##### Data in this exercise

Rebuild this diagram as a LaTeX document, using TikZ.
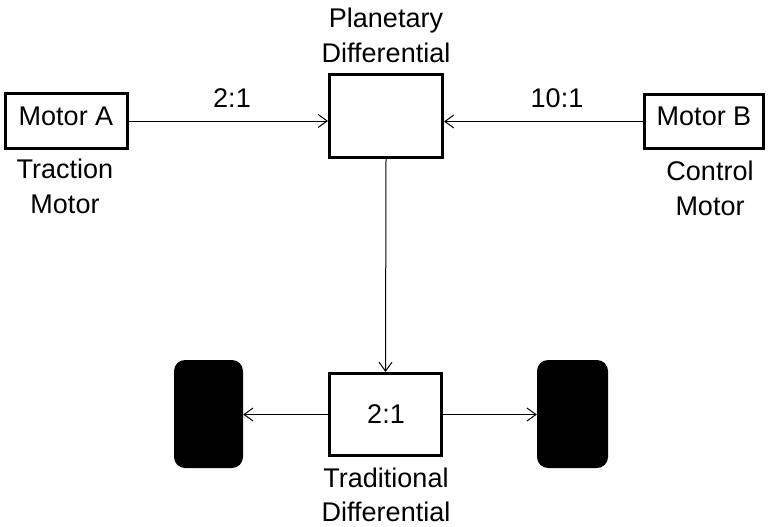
\documentclass[tikz,border=0pt]{standalone}
\usepackage{fontspec}
\setmainfont{Liberation Sans}
\usetikzlibrary{arrows.meta}
\begin{document}
\begin{tikzpicture}[x=1pt,y=-1pt,
  box/.style={draw,line width=3pt,inner sep=0pt,fill=white},
  wheel/.style={fill=black,rounded corners=11pt,inner sep=0pt},
  lbl/.style={font=\fontsize{27}{35}\selectfont,anchor=base,inner sep=0pt},
  conn/.style={line width=1pt,-{Straight Barb[length=9pt,width=13pt,line width=1pt]}}]
\useasboundingbox (0,0) rectangle (768,527);
\node[box,minimum width=122pt,minimum height=55pt] (motorA) at (66,121) {};
\node[box,minimum width=113pt,minimum height=83pt] (planet) at (386,116) {};
\node[box,minimum width=119pt,minimum height=54pt] (motorB) at (704,121.5) {};
\node[box,minimum width=112pt,minimum height=82pt] (trad) at (385.5,414.5) {};
\node[wheel,minimum width=69pt,minimum height=108pt] (wheelL) at (208.5,414) {};
\node[wheel,minimum width=71pt,minimum height=108pt] (wheelR) at (572.5,414) {};
% texts
\node[lbl] (tA) at (66,125) {Motor A};
\node[lbl] (tB) at (704,125) {Motor B};
\node[lbl] (tTr1) at (65,178) {Traction};
\node[lbl] (tTr2) at (65,213) {Motor};
\node[lbl] (tC1) at (710,180) {Control};
\node[lbl] (tC2) at (710,215) {Motor};
\node[lbl] (tP1) at (386,28) {Planetary};
\node[lbl] (tP2) at (386,63) {Differential};
\node[lbl] (tD1) at (386,487) {Traditional};
\node[lbl] (tD2) at (386,521) {Differential};
\node[lbl] (r1) at (232,107) {2:1};
\node[lbl] (r2) at (557,107) {10:1};
\node[lbl] (r3) at (386,423) {2:1};
% connectors
\draw[conn] (motorA.east) -- (motorA.east -| planet.west);
\draw[conn] (motorB.west) -- (motorB.west -| planet.east);
\draw[conn] (planet.south) -- (trad.north);
\draw[conn] (trad.west) -- (trad.west -| wheelL.east);
\draw[conn] (trad.east) -- (trad.east -| wheelR.west);
\end{tikzpicture}
\end{document}
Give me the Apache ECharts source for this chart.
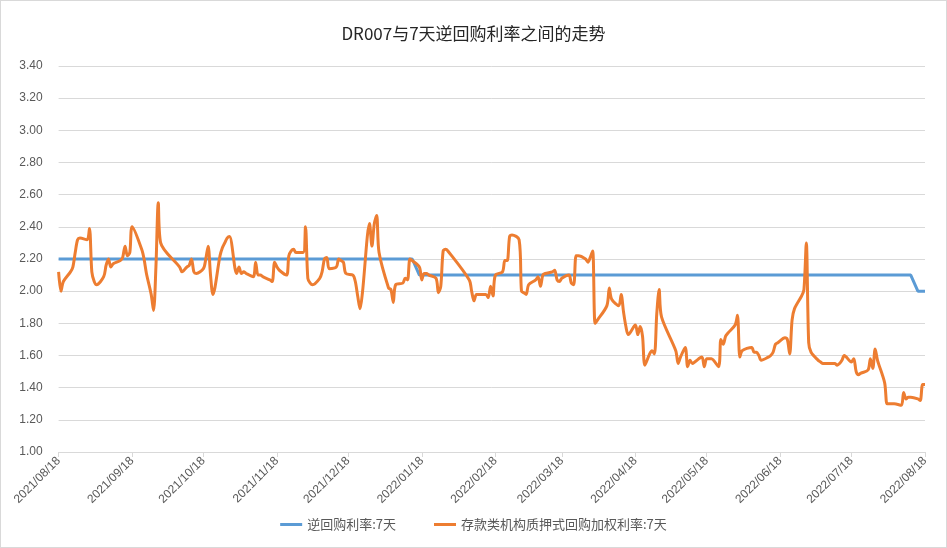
<!DOCTYPE html>
<html>
<head>
<meta charset="utf-8">
<script src="https://cdn.jsdelivr.net/npm/echarts@6/dist/echarts.min.js"></script>
<style>
html,body{margin:0;padding:0;background:#fff;}
#chart{width:947px;height:548px;box-sizing:border-box;border:1px solid #d9d9d9;}
</style>
</head>
<body>
<div id="chart"></div>
<script>
// ---- data ----
const titleText = 'DR007与7天逆回购利率之间的走势';
const seriesNames = ['逆回购利率:7天', '存款类机构质押式回购加权利率:7天'];
const xTickLabels = ['2021/08/18','2021/09/18','2021/10/18','2021/11/18','2021/12/18','2022/01/18','2022/02/18','2022/03/18','2022/04/18','2022/05/18','2022/06/18','2022/07/18','2022/08/18'];
const yTickValues = [1.00,1.20,1.40,1.60,1.80,2.00,2.20,2.40,2.60,2.80,3.00,3.20,3.40];

const repoDates = ['2021-08-18','2022-01-14','2022-01-17','2022-08-12','2022-08-15','2022-08-18'];
const repoValues = [2.20, 2.20, 2.10, 2.10, 2.00, 2.00];

const drDates = [
'2021-08-18','2021-08-19','2021-08-20','2021-08-23','2021-08-24','2021-08-25','2021-08-26','2021-08-27','2021-08-30','2021-08-31',
'2021-09-01','2021-09-02','2021-09-03','2021-09-06','2021-09-07','2021-09-08','2021-09-09','2021-09-10','2021-09-13','2021-09-14',
'2021-09-15','2021-09-16','2021-09-17','2021-09-18','2021-09-22','2021-09-23','2021-09-24','2021-09-26','2021-09-27','2021-09-28',
'2021-09-29','2021-09-30','2021-10-08','2021-10-09','2021-10-11','2021-10-12','2021-10-13','2021-10-14','2021-10-15','2021-10-18',
'2021-10-19','2021-10-20','2021-10-21','2021-10-22','2021-10-25','2021-10-26','2021-10-27','2021-10-28','2021-10-29','2021-11-01',
'2021-11-02','2021-11-03','2021-11-04','2021-11-05','2021-11-08','2021-11-09','2021-11-10','2021-11-11','2021-11-12','2021-11-15',
'2021-11-16','2021-11-17','2021-11-18','2021-11-19','2021-11-22','2021-11-23','2021-11-24','2021-11-25','2021-11-26','2021-11-29',
'2021-11-30','2021-12-01','2021-12-02','2021-12-03','2021-12-06','2021-12-07','2021-12-08','2021-12-09','2021-12-10','2021-12-13',
'2021-12-14','2021-12-15','2021-12-16','2021-12-17','2021-12-20','2021-12-21','2021-12-22','2021-12-23','2021-12-24','2021-12-27',
'2021-12-28','2021-12-29','2021-12-30','2021-12-31','2022-01-04','2022-01-05','2022-01-06','2022-01-07','2022-01-10','2022-01-11',
'2022-01-12','2022-01-13','2022-01-14','2022-01-17','2022-01-18','2022-01-19','2022-01-20','2022-01-21','2022-01-24','2022-01-25',
'2022-01-26','2022-01-27','2022-01-28','2022-01-29','2022-02-07','2022-02-08','2022-02-09','2022-02-10','2022-02-11','2022-02-14',
'2022-02-15','2022-02-16','2022-02-17','2022-02-18','2022-02-21','2022-02-22','2022-02-23','2022-02-24','2022-02-25','2022-02-28',
'2022-03-01','2022-03-02','2022-03-03','2022-03-04','2022-03-07','2022-03-08','2022-03-09','2022-03-10','2022-03-11','2022-03-14',
'2022-03-15','2022-03-16','2022-03-17','2022-03-18','2022-03-21','2022-03-22','2022-03-23','2022-03-24','2022-03-25','2022-03-28',
'2022-03-29','2022-03-30','2022-03-31','2022-04-01','2022-04-02','2022-04-06','2022-04-07','2022-04-08','2022-04-11','2022-04-12',
'2022-04-13','2022-04-14','2022-04-15','2022-04-18','2022-04-19','2022-04-20','2022-04-21','2022-04-22','2022-04-24','2022-04-25',
'2022-04-26','2022-04-27','2022-04-28','2022-04-29','2022-05-05','2022-05-06','2022-05-07','2022-05-09','2022-05-10','2022-05-11',
'2022-05-12','2022-05-13','2022-05-16','2022-05-17','2022-05-18','2022-05-19','2022-05-20','2022-05-23','2022-05-24','2022-05-25',
'2022-05-26','2022-05-27','2022-05-30','2022-05-31','2022-06-01','2022-06-02','2022-06-06','2022-06-07','2022-06-08','2022-06-09',
'2022-06-10','2022-06-13','2022-06-14','2022-06-15','2022-06-16','2022-06-17','2022-06-20','2022-06-21','2022-06-22','2022-06-23',
'2022-06-24','2022-06-27','2022-06-28','2022-06-29','2022-06-30','2022-07-01','2022-07-04','2022-07-05','2022-07-06','2022-07-07',
'2022-07-08','2022-07-11','2022-07-12','2022-07-13','2022-07-14','2022-07-15','2022-07-18','2022-07-19','2022-07-20','2022-07-21',
'2022-07-22','2022-07-25','2022-07-26','2022-07-27','2022-07-28','2022-07-29','2022-08-01','2022-08-02','2022-08-03','2022-08-04',
'2022-08-05','2022-08-08','2022-08-09','2022-08-10','2022-08-11','2022-08-12','2022-08-15','2022-08-16','2022-08-17','2022-08-18'
];
const drValues = [
2.12,2.00,2.06,2.12,2.15,2.24,2.32,2.33,2.32,2.39,
2.12,2.06,2.04,2.09,2.16,2.20,2.15,2.17,2.19,2.21,
2.28,2.22,2.24,2.40,2.26,2.20,2.11,1.98,1.88,2.15,
2.55,2.30,2.15,2.12,2.15,2.16,2.20,2.12,2.11,2.14,
2.20,2.28,2.10,1.98,2.22,2.27,2.30,2.33,2.34,2.11,
2.15,2.11,2.12,2.11,2.09,2.18,2.10,2.10,2.09,2.07,
2.06,2.18,2.15,2.13,2.10,2.22,2.25,2.26,2.24,2.24,
2.40,2.08,2.05,2.04,2.08,2.12,2.20,2.21,2.14,2.15,
2.20,2.19,2.18,2.11,2.10,2.06,1.97,1.89,1.99,2.42,
2.28,2.42,2.47,2.24,2.02,2.01,1.93,2.04,2.05,2.08,
2.07,2.20,2.19,2.15,2.07,2.11,2.11,2.10,2.08,1.99,
2.03,2.25,2.26,2.25,2.07,2.00,1.94,1.98,1.98,1.98,
1.96,2.03,1.97,2.10,2.12,2.19,2.19,2.34,2.35,2.32,
2.00,1.99,1.98,2.04,2.07,2.09,2.03,2.10,2.11,2.12,
2.13,2.07,2.06,2.08,2.10,2.05,2.04,2.22,2.22,2.20,
2.18,2.21,2.25,1.80,1.82,1.91,2.02,1.95,1.91,1.98,
1.87,1.78,1.73,1.79,1.73,1.78,1.72,1.54,1.61,1.63,
1.61,1.86,2.01,1.84,1.63,1.55,1.59,1.65,1.53,1.57,
1.55,1.56,1.59,1.53,1.58,1.58,1.58,1.53,1.70,1.67,
1.72,1.74,1.79,1.85,1.59,1.63,1.65,1.62,1.62,1.60,
1.57,1.59,1.60,1.62,1.67,1.68,1.71,1.70,1.61,1.82,
1.89,1.97,2.01,2.30,1.68,1.62,1.57,1.56,1.55,1.55,
1.55,1.55,1.54,1.55,1.57,1.60,1.56,1.58,1.50,1.48,
1.49,1.51,1.58,1.52,1.64,1.57,1.43,1.30,1.30,1.30,
1.30,1.29,1.37,1.33,1.34,1.34,1.33,1.32,1.42,1.42
];

// ---- build ----
function toTs(s){ const p = s.split(/[-\/]/).map(Number); return Date.UTC(p[0], p[1]-1, p[2]); }
function pad(n){ return (n<10?'0':'')+n; }
const tickTs = xTickLabels.map(toTs);
const repoData = repoDates.map((d,i)=>[toTs(d), repoValues[i]]);
const drData = drDates.map((d,i)=>[toTs(d), drValues[i]]);

const chart = echarts.init(document.getElementById('chart'), null, {renderer:'canvas'});
const axisFont = 'Liberation Sans, Arial, sans-serif';
chart.setOption({
  backgroundColor:'#ffffff',
  animation:false,
  title:{
    text:titleText, left:'center', top:19,
    textStyle:{fontSize:17, fontWeight:'normal', color:'#262626', fontFamily:'Noto Sans CJK SC, sans-serif'}
  },
  legend:{
    bottom:11, left:'center', icon:'rect', itemWidth:22, itemHeight:3, itemGap:38,
    textStyle:{fontSize:13, color:'#595959', fontFamily:'Noto Sans CJK SC, sans-serif'},
    data:seriesNames
  },
  grid:{left:57.6, right:21, top:65, bottom:95},
  xAxis:{
    type:'value',
    min:tickTs[0], max:tickTs[tickTs.length-1],
    axisLine:{show:true, lineStyle:{color:'#d9d9d9', width:1}},
    axisTick:{show:true, length:5, lineStyle:{color:'#d9d9d9'}, customValues:tickTs},
    splitLine:{show:false},
    axisLabel:{
      customValues:tickTs, rotate:45, margin:7, fontSize:12, color:'#595959', fontFamily:axisFont,
      formatter:function(v){ const i = tickTs.indexOf(v); return i>=0 ? xTickLabels[i] : ''; }
    }
  },
  yAxis:{
    type:'value', min:yTickValues[0], max:yTickValues[yTickValues.length-1], interval:0.2,
    axisLine:{show:false}, axisTick:{show:false},
    splitLine:{lineStyle:{color:'#d9d9d9', width:1}},
    axisLabel:{fontSize:12, color:'#595959', margin:16, fontFamily:axisFont, formatter:v=>v.toFixed(2)}
  },
  series:[
    {name:seriesNames[0], type:'line', data:repoData, showSymbol:false, symbol:'none',
     lineStyle:{color:'#5B9BD5', width:3}, itemStyle:{color:'#5B9BD5'}},
    {name:seriesNames[1], type:'line', data:drData, showSymbol:false, symbol:'none', smooth:0.3,
     lineStyle:{color:'#ED7D31', width:3}, itemStyle:{color:'#ED7D31'}}
  ]
});
</script>
</body>
</html>
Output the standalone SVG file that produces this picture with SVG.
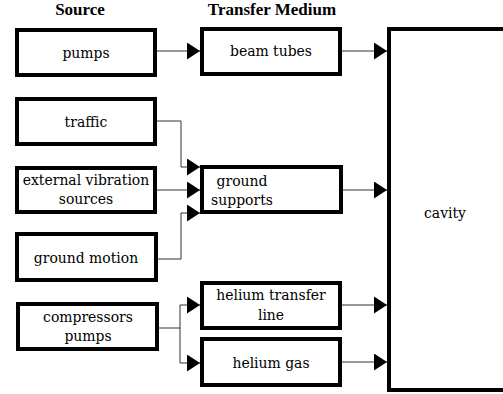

##########

**Job**
Write out exactly the lines from the one that has "Give me the" down to the one that has "const repoValues = [2.20, 2.20, 2.10, 2.10, 2.00, 2.00];", including both. Pictures stay out of the copy.

**Written answer**
Give me the Apache ECharts source for this chart.
<!DOCTYPE html>
<html>
<head>
<meta charset="utf-8">
<script src="https://cdn.jsdelivr.net/npm/echarts@6/dist/echarts.min.js"></script>
<style>
html,body{margin:0;padding:0;background:#fff;}
#chart{width:947px;height:548px;box-sizing:border-box;border:1px solid #d9d9d9;}
</style>
</head>
<body>
<div id="chart"></div>
<script>
// ---- data ----
const titleText = 'DR007与7天逆回购利率之间的走势';
const seriesNames = ['逆回购利率:7天', '存款类机构质押式回购加权利率:7天'];
const xTickLabels = ['2021/08/18','2021/09/18','2021/10/18','2021/11/18','2021/12/18','2022/01/18','2022/02/18','2022/03/18','2022/04/18','2022/05/18','2022/06/18','2022/07/18','2022/08/18'];
const yTickValues = [1.00,1.20,1.40,1.60,1.80,2.00,2.20,2.40,2.60,2.80,3.00,3.20,3.40];

const repoDates = ['2021-08-18','2022-01-14','2022-01-17','2022-08-12','2022-08-15','2022-08-18'];
const repoValues = [2.20, 2.20, 2.10, 2.10, 2.00, 2.00];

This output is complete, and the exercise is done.